Drawing from the experience of preceding European elections, the parties’ election campaigns will again be a confusing mix of domestic and European-level topics. The parties will take advantage of the fact that Czech voters have little notion of the actual competencies of the European Parliament and they will target their political opponents, not on the basis of European level policies and concepts, but on the basis of domestic failures and scandals – thereby bringing the political fight onto the terrain that is most familiar both to politicians and the electorate.

For this reason, the European Parliament's recent effort to fund a massive information campaign for EU citizens ahead of the elections may be a boon, not only in raising voter turnout, but also in increasing awareness of EU-level politics. But the real effects of the campaign are yet to be seen.

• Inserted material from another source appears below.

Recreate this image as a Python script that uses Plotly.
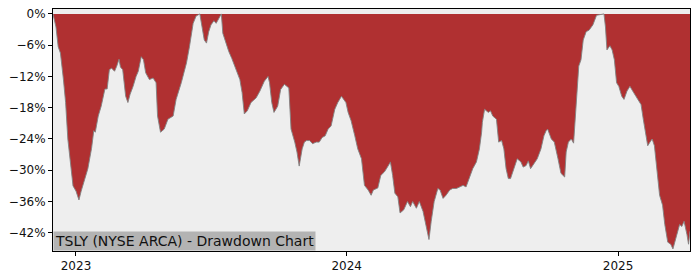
import plotly.graph_objects as go

dates = [
    "2022-12-01", "2022-12-05", "2022-12-08", "2022-12-11", "2022-12-15", "2022-12-18", "2022-12-21",
    "2022-12-26", "2022-12-28", "2023-01-01", "2023-01-05", "2023-01-08", "2023-01-12", "2023-01-17",
    "2023-01-22", "2023-01-25", "2023-01-27", "2023-01-31", "2023-02-04", "2023-02-09", "2023-02-12",
    "2023-02-15", "2023-02-18", "2023-02-22", "2023-02-25", "2023-02-28", "2023-03-02", "2023-03-05",
    "2023-03-09", "2023-03-12", "2023-03-15", "2023-03-19", "2023-03-23", "2023-03-26", "2023-03-30",
    "2023-04-02", "2023-04-05", "2023-04-10", "2023-04-15", "2023-04-19", "2023-04-21", "2023-04-25",
    "2023-04-30", "2023-05-05", "2023-05-12", "2023-05-16", "2023-05-23", "2023-05-30", "2023-06-03",
    "2023-06-08", "2023-06-12", "2023-06-17", "2023-06-20", "2023-06-23", "2023-06-26", "2023-06-29",
    "2023-07-02", "2023-07-06", "2023-07-09", "2023-07-12", "2023-07-16", "2023-07-18", "2023-07-22",
    "2023-07-26", "2023-07-30", "2023-08-05", "2023-08-10", "2023-08-13", "2023-08-16", "2023-08-20",
    "2023-08-25", "2023-09-01", "2023-09-06", "2023-09-12", "2023-09-17", "2023-09-19", "2023-09-22",
    "2023-09-25", "2023-09-30", "2023-10-04", "2023-10-09", "2023-10-15", "2023-10-18", "2023-10-23",
    "2023-10-26", "2023-10-29", "2023-11-02", "2023-11-05", "2023-11-08", "2023-11-12", "2023-11-16",
    "2023-11-21", "2023-11-25", "2023-11-29", "2023-12-03", "2023-12-07", "2023-12-11", "2023-12-16",
    "2023-12-20", "2023-12-25", "2023-12-28", "2023-12-31", "2024-01-03", "2024-01-07", "2024-01-12",
    "2024-01-16", "2024-01-21", "2024-01-25", "2024-01-30", "2024-02-03", "2024-02-06", "2024-02-12",
    "2024-02-16", "2024-02-21", "2024-02-25", "2024-02-29", "2024-03-03", "2024-03-06", "2024-03-10",
    "2024-03-13", "2024-03-18", "2024-03-23", "2024-03-27", "2024-03-30", "2024-04-04", "2024-04-08",
    "2024-04-13", "2024-04-17", "2024-04-21", "2024-04-24", "2024-04-28", "2024-05-03", "2024-05-06",
    "2024-05-10", "2024-05-14", "2024-05-19", "2024-05-23", "2024-05-28", "2024-06-01", "2024-06-06",
    "2024-06-10", "2024-06-15", "2024-06-19", "2024-06-24", "2024-06-28", "2024-07-01", "2024-07-02",
    "2024-07-05", "2024-07-10", "2024-07-13", "2024-07-16", "2024-07-21", "2024-07-24", "2024-07-28",
    "2024-07-31", "2024-08-03", "2024-08-06", "2024-08-09", "2024-08-14", "2024-08-18", "2024-08-23",
    "2024-08-26", "2024-08-30", "2024-09-02", "2024-09-05", "2024-09-10", "2024-09-14", "2024-09-19",
    "2024-09-23", "2024-09-26", "2024-09-28", "2024-10-03", "2024-10-07", "2024-10-12", "2024-10-16",
    "2024-10-21", "2024-10-23", "2024-10-26", "2024-10-30", "2024-11-02", "2024-11-05", "2024-11-09",
    "2024-11-12", "2024-11-15", "2024-11-19", "2024-11-23", "2024-11-28", "2024-11-30", "2024-12-03",
    "2024-12-13", "2024-12-15", "2024-12-17", "2024-12-21", "2024-12-24", "2024-12-27", "2024-12-30",
    "2025-01-02", "2025-01-06", "2025-01-09", "2025-01-13", "2025-01-17", "2025-01-22", "2025-01-27",
    "2025-02-01", "2025-02-04", "2025-02-07", "2025-02-10", "2025-02-13", "2025-02-16", "2025-02-19",
    "2025-02-23", "2025-02-26", "2025-03-02", "2025-03-05", "2025-03-09", "2025-03-13", "2025-03-16",
    "2025-03-20", "2025-03-25", "2025-03-28", "2025-03-31", "2025-04-04", "2025-04-06", "2025-04-08",
]

drawdown = [
    0.0, -2.5, -6.3, -7.5, -12.5, -17.0, -24.0,
    -30.0, -33.0, -34.0, -35.7, -34.0, -32.0, -29.7,
    -25.8, -22.4, -22.7, -19.6, -17.7, -14.4, -14.4,
    -10.7, -10.4, -11.0, -10.0, -8.7, -10.2, -10.7,
    -15.8, -17.0, -15.4, -13.9, -12.0, -11.0, -8.2,
    -8.8, -11.3, -12.6, -12.3, -13.2, -19.6, -22.7,
    -22.1, -20.2, -19.6, -16.4, -13.2, -9.4, -6.3,
    -1.8, -0.4, 0.0, -2.5, -5.0, -5.6, -3.4,
    -2.1, -1.3, -1.8, -0.9, 0.0, -3.7, -5.6,
    -7.2, -8.5, -10.7, -12.6, -15.1, -19.2, -18.6,
    -17.0, -16.1, -14.8, -12.9, -12.0, -13.2, -17.0,
    -18.9, -17.7, -14.5, -13.5, -14.2, -22.1, -24.6,
    -26.5, -29.2, -25.9, -24.6, -24.3, -24.3, -24.9,
    -24.6, -24.6, -23.7, -23.4, -22.1, -21.5, -18.3,
    -17.0, -15.8, -16.4, -17.0, -18.9, -20.5, -23.4,
    -25.9, -27.8, -32.9, -33.8, -34.8, -33.8, -33.4,
    -31.0, -30.3, -29.4, -28.4, -31.0, -34.4, -35.1,
    -38.2, -37.6, -36.0, -37.0, -36.0, -37.3, -36.0,
    -37.9, -40.8, -43.3, -39.8, -36.0, -33.5, -33.8,
    -35.4, -34.8, -33.8, -33.5, -33.5, -33.2, -32.9,
    -33.2, -31.0, -29.7, -28.4, -25.9, -22.7, -20.8,
    -18.3, -18.9, -18.6, -19.6, -20.2, -24.6, -24.3,
    -25.9, -29.7, -31.6, -31.6, -29.7, -27.8, -28.4,
    -29.4, -29.1, -28.2, -29.7, -28.7, -27.8, -25.9,
    -23.4, -22.4, -22.1, -24.0, -24.6, -27.8, -30.6,
    -31.3, -26.5, -24.6, -24.0, -24.8, -17.7, -10.0,
    -8.8, -5.0, -3.4, -3.1, -2.1, -1.2, -0.25,
    0.0, -2.5, -6.9, -6.1, -6.9, -8.8, -13.2,
    -13.9, -15.8, -16.4, -14.8, -13.9, -15.1, -16.4,
    -17.4, -20.2, -22.7, -25.3, -24.6, -24.0, -25.3,
    -30.3, -34.8, -36.7, -40.4, -43.8, -44.2, -45.1,
    -43.0, -40.4, -40.8, -39.8, -42.4, -44.2, -41.7,
]

y_ticks = [0, -6, -12, -18, -24, -30, -36, -42]
y_tick_labels = ["0%", "\u22126%", "\u221212%", "\u221218%", "\u221224%", "\u221230%", "\u221236%", "\u221242%"]
x_ticks = ["2023-01-01", "2024-01-01", "2025-01-01"]
x_tick_labels = ["2023", "2024", "2025"]
title_text = "TSLY (NYSE ARCA) - Drawdown Chart"

RED = "#b03031"

fig = go.Figure()
fig.add_trace(go.Scatter(
    x=dates, y=[0.0] * len(dates), mode="lines",
    line=dict(width=0, color=RED), hoverinfo="skip", showlegend=False,
))
fig.add_trace(go.Scatter(
    x=dates, y=drawdown, mode="lines",
    line=dict(width=1, color="rgba(130,130,130,0.9)"),
    fill="tonexty", fillcolor=RED, showlegend=False,
))

fig.update_layout(
    width=700, height=280,
    margin=dict(l=53, r=10, t=7, b=28),
    paper_bgcolor="white",
    plot_bgcolor="#eeeeee",
    font=dict(family="DejaVu Sans", size=12, color="#111111"),
    showlegend=False,
)
fig.update_xaxes(
    range=[dates[0], dates[-1]],
    tickvals=x_ticks, ticktext=x_tick_labels,
    showgrid=False, zeroline=False,
    showline=True, linecolor="black", linewidth=1, mirror=True,
    ticks="outside", ticklen=4, tickcolor="black",
)
fig.update_yaxes(
    range=[-45.5, 0.95],
    tickvals=y_ticks, ticktext=y_tick_labels,
    showgrid=False, zeroline=False,
    showline=True, linecolor="black", linewidth=1, mirror=True,
    ticks="outside", ticklen=4, tickcolor="black",
)
fig.add_annotation(
    text=title_text, xref="paper", yref="paper", x=0, y=0,
    xanchor="left", yanchor="bottom", showarrow=False,
    font=dict(family="DejaVu Sans", size=14, color="#111111"),
    bgcolor="#b3b3b3", borderpad=1,
)

fig.write_html("out.html")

Czech Euroscepticism has one specific trait – it is very passive. In the upcoming elections to the European Parliament, it will manifest itself not in the success of Eurosceptic parties, but rather in the citizens not voting at all. This was already apparent in the national parliamentary elections, when the ambitious anti-EU voting bloc Hlavu vzhuru (loosely translated as “Keep your head high”) gained a mere 0.42 percent, despite being the only political entity supported by former president Vaclav Klaus. So perhaps what we are calling Czech “Euroscepticism” is in fact closer to an overall “Euroreluctance”.